Ao dizer que gostamos de tal coisa, apenas constatamos um sentimento que se dá diretamente na experiência. O gosto não se constrói mas se constata. É algo que eu sinto subjetivamente, sem mediação conceitual. Por outro lado, podemos dizer que criamos, individual e culturalmente, disponibilidades para gostar. Nós constatamos o nosso gosto mas fazemos com que ele possa acontecer de determinadas maneiras. Deve também ser dito que o gosto, o ter gosto, não apenas o gostar disto ou daquilo, é no fundo uma vontade de compartilhamento, de sair de si e ir ao encontro do outro. Este é o movimento que motiva e qualifica a discussão, não importando, a princípio, a correspondência final do outro.

Neste aspecto, tanto faz se estamos falando de um Rembrandt ou de um pôr do sol. Nós queremos o consentimento do outro. É claro que há graus de enfrentamento e que ninguém pressupõe que haja unanimidade absoluta; mas isto não implica que não queiramos fazer com que nosso gosto seja universal - que é o horizonte máximo de compartilhamento. Há uma questão política que me diz que eu devo respeitar e tolerar quem gosta diferente de mim, e há uma outra, propriamente filosófica, que me faz desconsiderar esta recomendação e assumir a  universalidade do meu gosto, exercitá-lo na contenda, torná-lo público.

Nada disto existiria se o homem fosse um ser solitário. Nem mesmo o pôr do sol! O que não existiria, na verdade, é o olhar que o faz aparecer e nos tocar, ou seja, o fato de nós gostarmos de ver o pôr do sol. Olhamos o mundo esteticamente conscientes de que o nós é anterior ao eu.
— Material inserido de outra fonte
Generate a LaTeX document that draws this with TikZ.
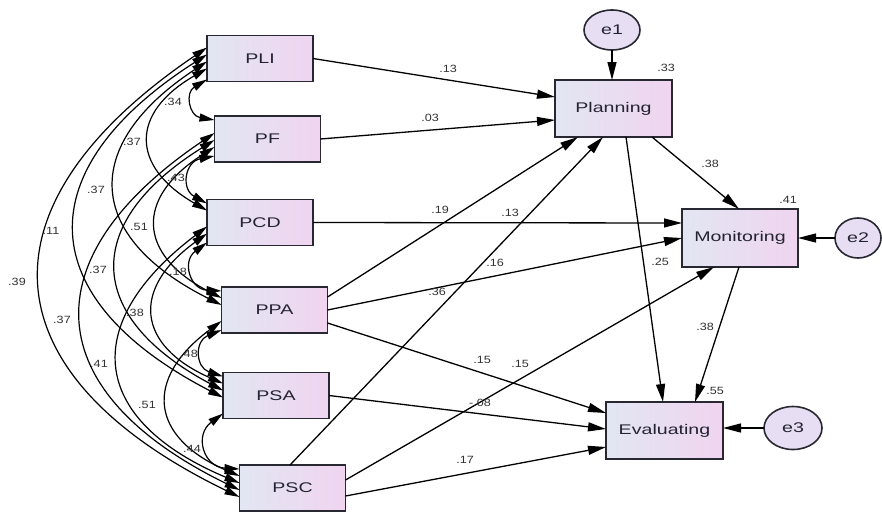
\documentclass[tikz,border=0pt]{standalone}
\usepackage{fontspec}
\setmainfont{Liberation Sans}
\newfontfamily\boxfont[FakeStretch=1.4]{Liberation Sans}
\newfontfamily\numfont[FakeStretch=1.2]{Liberation Sans}
\usetikzlibrary{arrows.meta,shapes.geometric,calc}
\definecolor{boxL}{RGB}{226,230,242}
\definecolor{boxR}{RGB}{240,212,240}
\definecolor{ellF}{RGB}{232,222,244}
\definecolor{edgec}{RGB}{40,40,50}
\definecolor{txtc}{RGB}{35,35,50}
\definecolor{numc}{RGB}{50,50,50}
\begin{document}
\begin{tikzpicture}[x=1pt,y=1pt,
  var/.style={draw=edgec, line width=1.6pt, left color=boxL, right color=boxR,
    minimum width=106pt, minimum height=46pt, inner sep=0pt, outer sep=0pt,
    font=\boxfont\fontsize{14}{16}\selectfont, text=txtc},
  bigvar/.style={var, minimum width=117pt, minimum height=57pt},
  err/.style={ellipse, draw=edgec, line width=1.6pt, fill=ellF, inner sep=0pt, outer sep=0pt,
    font=\boxfont\fontsize{14}{16}\selectfont, text=txtc},
  reg/.style={black, line width=1.3pt, -{Triangle[length=18pt,width=9pt]}},
  cov/.style={black, line width=1.2pt, {Triangle[length=15pt,width=8pt]}-{Triangle[length=15pt,width=8pt]},
    bend right=60, looseness=1.6},
  covn/.style={cov, bend right=70, looseness=1.6},
  num/.style={font=\numfont\fontsize{10.5}{12}\selectfont, text=numc, inner sep=0pt}
]
\useasboundingbox (0,0) rectangle (882,-511);

% exogenous variables
\node[var] (PLI) at (260,-58.5) {PLI};
\node[var] (PF)  at (267.5,-139) {PF};
\node[var] (PCD) at (260,-222.5) {PCD};
\node[var] (PPA) at (274.5,-310) {PPA};
\node[var] (PSA) at (276,-395.5) {PSA};
\node[var] (PSC) at (292.5,-488) {PSC};

% endogenous variables
\node[bigvar] (Plan) at (613.5,-108.5) {Planning};
\node[bigvar, minimum width=116pt, minimum height=58pt] (Mon) at (740,-238) {Monitoring};
\node[bigvar] (Eval) at (664.5,-430.5) {Evaluating};

% errors
\node[err, minimum width=56pt, minimum height=40pt] (e1) at (612,-30) {e1};
\node[err, minimum width=46pt, minimum height=40pt] (e2) at (858,-238) {e2};
\node[err, minimum width=58pt, minimum height=43pt] (e3) at (793,-428) {e3};

% covariances: adjacent
\draw[covn] ([yshift=-44pt]PLI.north west) to ([yshift=-4pt]PF.north west);
\draw[covn] ([yshift=-40pt]PF.north west) to ([yshift=-4pt]PCD.north west);
\draw[covn] ([yshift=-43pt]PCD.north west) to ([yshift=-4pt]PPA.north west);
\draw[covn] ([yshift=-43pt]PPA.north west) to ([yshift=-4pt]PSA.north west);
\draw[covn] ([yshift=-41pt]PSA.north west) to ([yshift=-4pt]PSC.north west);
% distance 2
\draw[cov] ([yshift=-33pt]PLI.north west) to ([yshift=-11pt]PCD.north west);
\draw[cov] ([yshift=-31pt]PF.north west) to ([yshift=-11pt]PPA.north west);
\draw[cov] ([yshift=-34pt]PCD.north west) to ([yshift=-11pt]PSA.north west);
\draw[cov] ([yshift=-34pt]PPA.north west) to ([yshift=-11pt]PSC.north west);
% distance 3
\draw[cov] ([yshift=-26pt]PLI.north west) to ([yshift=-18pt]PPA.north west);
\draw[cov] ([yshift=-24pt]PF.north west) to ([yshift=-18pt]PSA.north west);
\draw[cov] ([yshift=-27pt]PCD.north west) to ([yshift=-18pt]PSC.north west);
% distance 4
\draw[cov] ([yshift=-19pt]PLI.north west) to ([yshift=-25pt]PSA.north west);
\draw[cov] ([yshift=-17pt]PF.north west) to ([yshift=-25pt]PSC.north west);
% distance 5
\draw[cov] ([yshift=-12pt]PLI.north west) to ([yshift=-32pt]PSC.north west);

% regression paths
\draw[reg] (PLI.east) -- ([yshift=11.5pt]Plan.west);
\draw[reg] (PF.east) -- ([yshift=-11.5pt]Plan.west);
\draw[reg] (PCD.east) -- ([yshift=15pt]Mon.west);
\draw[reg] ([yshift=13pt]PPA.east) -- ([xshift=-35.5pt]Plan.south);
\draw[reg] (PPA.east) -- (Mon.west);
\draw[reg] ([yshift=-13pt]PPA.east) -- ([yshift=17.5pt]Eval.west);
\draw[reg] (PSA.east) -- ([yshift=1.5pt]Eval.west);
\draw[reg] ([xshift=-2.5pt]PSC.north) -- ([xshift=-10.5pt]Plan.south);
\draw[reg] ([yshift=8pt]PSC.east) -- ([xshift=-26pt]Mon.south);
\draw[reg] ([yshift=-8pt]PSC.east) -- ([yshift=-16.5pt]Eval.west);
\draw[reg] ([xshift=38.5pt]Plan.south) -- ([xshift=-1pt]Mon.north);
\draw[reg] ([xshift=12.5pt]Plan.south) -- ([xshift=-1.5pt]Eval.north);
\draw[reg] ([xshift=-1pt]Mon.south) -- ([xshift=30.5pt]Eval.north);
\draw[reg] (e1.south) -- (e1.south |- Plan.north);
\draw[reg] (e2.west) -- (e2.west -| Mon.east);
\draw[reg] (e3.west) -- (e3.west -| Eval.east);

% path coefficients
\node[num] (n1) at (448,-69) {.13};
\node[num] (n2) at (430,-118) {.03};
\node[num] (n3) at (666,-68) {.33};
\node[num] (n4) at (710,-164) {.38};
\node[num] (n5) at (788,-200) {.41};
\node[num] (n6) at (440,-210) {.19};
\node[num] (n7) at (510,-213) {.13};
\node[num] (n8) at (495,-263) {.16};
\node[num] (n9) at (437,-292) {.36};
\node[num] (n10) at (660,-262) {.25};
\node[num] (n11) at (705,-327) {.38};
\node[num] (n12) at (715,-391) {.55};
\node[num] (n13) at (482,-360) {.15};
\node[num] (n14) at (520,-364) {.15};
\node[num] (n15) at (480,-403) {-.08};
\node[num] (n16) at (465,-460) {.17};

% covariance values
\node[num] (c1) at (173,-102) {.34};
\node[num] (c2) at (132,-142) {.37};
\node[num] (c3) at (96,-190) {.37};
\node[num] (c4) at (51,-231) {.11};
\node[num] (c5) at (176,-178) {.43};
\node[num] (c6) at (139,-227) {.51};
\node[num] (c7) at (178,-272) {.18};
\node[num] (c8) at (17,-282) {.39};
\node[num] (c9) at (98,-270) {.37};
\node[num] (c10) at (62,-320) {.37};
\node[num] (c11) at (135,-313) {.38};
\node[num] (c12) at (99,-364) {.41};
\node[num] (c13) at (189,-354) {.48};
\node[num] (c14) at (147,-405) {.51};
\node[num] (c15) at (192,-449) {.44};
\end{tikzpicture}
\end{document}
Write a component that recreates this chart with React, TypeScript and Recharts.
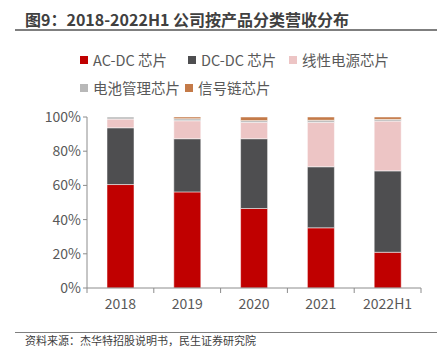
import { BarChart, Bar, XAxis, YAxis } from 'recharts';

const years = ['2018', '2019', '2020', '2021', '2022H1'];
const acdc = [60.5, 56.2, 46.5, 35.2, 20.9];
const dcdc = [33.2, 31.1, 40.8, 35.7, 47.6];
const linear = [5.1, 10.5, 9.6, 26.0, 29.1];
const battery = [1.2, 1.2, 1.0, 1.2, 1.0];
const signal = [0, 1.0, 2.1, 1.9, 1.4];
const yTicks = [0, 20, 40, 60, 80, 100];

const series = [
  { key: 'acdc', name: 'AC-DC 芯片', color: '#C00000' },
  { key: 'dcdc', name: 'DC-DC 芯片', color: '#4E4E50' },
  { key: 'linear', name: '线性电源芯片', color: '#EDC5C5' },
  { key: 'battery', name: '电池管理芯片', color: '#B8B8B8' },
  { key: 'signal', name: '信号链芯片', color: '#C47A48' },
];

const data = years.map((year, i) => ({
  year,
  acdc: acdc[i],
  dcdc: dcdc[i],
  linear: linear[i],
  battery: battery[i],
  signal: signal[i],
}));

const FONT = '"Noto Sans CJK SC", "Open Sans", sans-serif';
const TEXT = '#595959';
const AXIS = '#8C8C8C';

// category ticks sit between the bars, so draw them by hand
function XTick(props: any) {
  const { x, y, payload, index } = props;
  const half = 66.8 / 2;
  return (
    <g>
      <line x1={x - half} y1={y - 8} x2={x - half} y2={y - 3} stroke={AXIS} />
      {index === years.length - 1 && (
        <line x1={x + half} y1={y - 8} x2={x + half} y2={y - 3} stroke={AXIS} />
      )}
      <text x={x} y={y + 13} textAnchor="middle" fill={TEXT} fontSize={14} fontFamily={FONT}>
        {payload.value}
      </text>
    </g>
  );
}

function LegendItem({ name, color, width }: { name: string; color: string; width?: number }) {
  return (
    <div style={{ display: 'flex', alignItems: 'center', width }}>
      <span style={{ width: 8, height: 8, background: color, marginRight: 5 }} />
      <span>{name}</span>
    </div>
  );
}

export default function App() {
  return (
    <div style={{ position: 'absolute', left: 0, top: 0, width: 437, height: 348, background: '#fff', overflow: 'hidden', fontFamily: FONT }}>
      <div style={{ position: 'absolute', left: 25, top: 7, fontSize: 16, fontWeight: 700, color: '#404040', whiteSpace: 'nowrap' }}>
        图9：2018-2022H1 公司按产品分类营收分布
      </div>
      <div style={{ position: 'absolute', left: 15, top: 29, width: 422, height: 1.5, background: '#7F7F7F' }} />

      <div style={{ position: 'absolute', left: 80, top: 50, fontSize: 14.5, color: TEXT, lineHeight: '20px', whiteSpace: 'nowrap' }}>
        <div style={{ display: 'flex' }}>
          <LegendItem name={series[0].name} color={series[0].color} width={108} />
          <LegendItem name={series[1].name} color={series[1].color} width={101} />
          <LegendItem name={series[2].name} color={series[2].color} />
        </div>
        <div style={{ display: 'flex', marginTop: 8 }}>
          <LegendItem name={series[3].name} color={series[3].color} width={105} />
          <LegendItem name={series[4].name} color={series[4].color} />
        </div>
      </div>

      <div style={{ position: 'absolute', left: 0, top: 0 }}>
        <BarChart width={437} height={320} data={data} margin={{ top: 117, right: 16, left: 0, bottom: 2 }} barSize={27}>
          <YAxis
            width={87}
            domain={[0, 100]}
            ticks={yTicks}
            tickFormatter={(v) => v + '%'}
            axisLine={{ stroke: AXIS }}
            tickLine={{ stroke: AXIS }}
            tickSize={4}
            tick={{ fill: TEXT, fontSize: 14, fontFamily: FONT }}
          />
          <XAxis dataKey="year" height={30} axisLine={{ stroke: AXIS }} tickLine={false} tick={<XTick />} />
          {series.map((s) => (
            <Bar key={s.key} dataKey={s.key} name={s.name} stackId="a" fill={s.color} stroke="#ffffff" strokeWidth={0.5} isAnimationActive={false} />
          ))}
        </BarChart>
      </div>

      <div style={{ position: 'absolute', left: 15, top: 332, width: 422, height: 1, background: '#7F7F7F' }} />
      <div style={{ position: 'absolute', left: 25, top: 333, fontSize: 11, lineHeight: '14px', color: '#404040', whiteSpace: 'nowrap' }}>
        资料来源：杰华特招股说明书，民生证券研究院
      </div>
    </div>
  );
}
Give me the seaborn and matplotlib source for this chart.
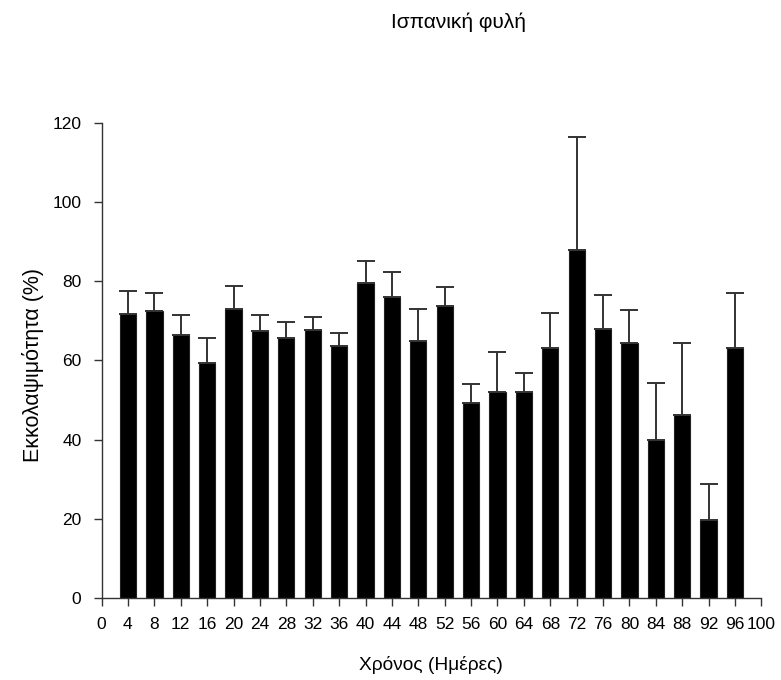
import numpy as np
import pandas as pd
import matplotlib
matplotlib.use("Agg")
import matplotlib.pyplot as plt
import seaborn as sns

days = [4, 8, 12, 16, 20, 24, 28, 32, 36, 40, 44, 48, 52, 56, 60, 64, 68, 72, 76, 80, 84, 88, 92, 96]
hatchability = [71.6, 72.5, 66.3, 59.4, 73.0, 67.4, 65.7, 67.6, 63.5, 79.4, 75.9, 65.0, 73.6,
                49.3, 51.9, 52.0, 63.0, 87.8, 68.0, 64.5, 39.8, 46.1, 19.8, 63.0]
upper = [77.4, 76.9, 71.4, 65.7, 78.8, 71.5, 69.7, 71.0, 66.8, 85.0, 82.3, 72.9, 78.5,
         54.0, 62.0, 56.7, 72.0, 116.5, 76.4, 72.6, 54.3, 64.4, 28.9, 77.1]
err = [u - h for u, h in zip(upper, hatchability)]
xticks = list(range(0, 100, 4)) + [100]
yticks = [0, 20, 40, 60, 80, 100, 120]

sns.set_style("ticks")
plt.rcParams['font.family'] = ['Liberation Sans', 'DejaVu Sans']

df = pd.DataFrame({"day": days, "val": hatchability, "err": err})

fig = plt.figure(figsize=(7.81, 6.8), dpi=100)
ax = fig.add_axes([0.130, 0.1206, 0.845, 0.699])

sns.barplot(data=df, x="day", y="val", native_scale=True, width=0.62,
            color="black", edgecolor="#222222", linewidth=0.8, errorbar=None, ax=ax)
ax.errorbar(df["day"], df["val"], yerr=[np.zeros(len(df)), df["err"]], fmt="none",
            ecolor="#333333", elinewidth=1.4, capsize=6.5, capthick=1.4, zorder=1)

ax.set_xlim(0, 100)
ax.set_ylim(0, 120)
ax.set_xticks(xticks)
ax.set_xticklabels([str(t) for t in xticks])
ax.set_yticks(yticks)
ax.tick_params(axis="both", labelsize=12.5, length=5.5, width=1.0, color="#333333",
               labelcolor="black", direction="out")
ax.tick_params(axis="x", pad=8)
ax.tick_params(axis="y", pad=9)
for s in ["top", "right"]:
    ax.spines[s].set_visible(False)
for s in ["left", "bottom"]:
    ax.spines[s].set_color("#333333")
    ax.spines[s].set_linewidth(1.0)

ax.set_xlabel("Χρόνος (Ημέρες)", fontsize=13.8, color="black", va="center")
ax.xaxis.set_label_coords(0.499, -0.141)
ax.set_ylabel("Εκκολαψιμότητα (%)", fontsize=15.5, color="black", va="center")
ax.yaxis.set_label_coords(-0.104, 0.49)
fig.text(0.587, 1 - 28 / 680, "Ισπανική φυλή", ha="center", va="baseline",
         fontsize=15, color="black")

fig.savefig("out.png", dpi=100)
Não quero dizer com isto que não tenho gosto próprio, que os outros gostam por mim, mas sim que o fato de eu gostar significa que eu quero compartilhar com os outros. Como diz Kant, há duas máximas importantes no juízo que falam desta passagem, ou melhor, de um lugar, entre eu e os outros: ele diz que devemos sempre julgar por conta própria, mas nos colocando sempre no lugar dos outros.

É bom deixar claro que não importa se o consenso se efetiva, isto seria ridículo, mas que julgamos em prol dele. Na verdade, o tempo é bastante amigo da disposição e dos hábitos estéticos. A formação dos cânones - que nada mais são que consensos adquiridos - é algo que se dá sem que haja uma intencionalidade operando este processo. Alguém tem alguma dúvida quanto a importância de Shakespeare, Michelangelo, Cézanne, e mesmo Duchamp? Não são eles nossos contemporâneos de um modo muito mais forte do que os cientistas das suas respectivas épocas? Não é engraçado que a temporalidade da arte seja tão mais generosa que a da ciência, que é exatamente o discurso que produz a verdade objetiva?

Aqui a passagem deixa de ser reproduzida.